Walking toward the entrance to the Church.
An orange tree in the cloister. Even I know oranges don't grow in Spain in January; upon closer inspection, it could be seen that the oranges were sere and wrinkled; they'd never been picked when in season! Still, they made a lovely sight.
Another view of the cloister garden; notice the arch on the second level. Our guide said it is called a "Seville" arch and is known only in Spain. You can see the obvious blending of Moorish, Gothic and Spanish elements in the architecture of this church.
One of the few interior shots I was able to get because of how the sun was angled. The decorative stonework inside the church is simply amazing. One could spend hours studying its intricacies! I do not know if the pews are original; they were certainly uncomfortable!
Blurred, booooo!
Swinging around in an arc to get a photo of the altar-piece. This is oil painted on wood.
A final unfortunately blurred shot toward the highest part of the interior.
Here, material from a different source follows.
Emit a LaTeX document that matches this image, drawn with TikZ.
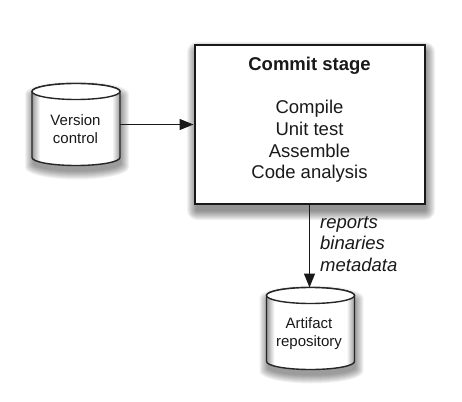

Chains! The outside of the Monasterio/Church. According to legend, these chains once held prisoners held by the Muslim overlords of the city. When the city was reconquered by the Christians in c. 1080 CE, evidently they saved the chains (why???). The chains were added to this church by the Christian monarchs Ferdinand and Isabella some 400 years later - according to our guide, as a reminder to the local people that God had set them free from religious enslavement to the Muslims. I had been expecting a story about Muslim captives being hung up by the chains to die and then slowly rot away. Was our guide white-washing the history of Toledo for public consumption? Why would these chains of degradation of the Christians have been saved between c. 1080 and the early 1500's when this complex was built, to be put up on the outside of a church centuries later? Hmmmm, is there a fishy tale in this somewhere???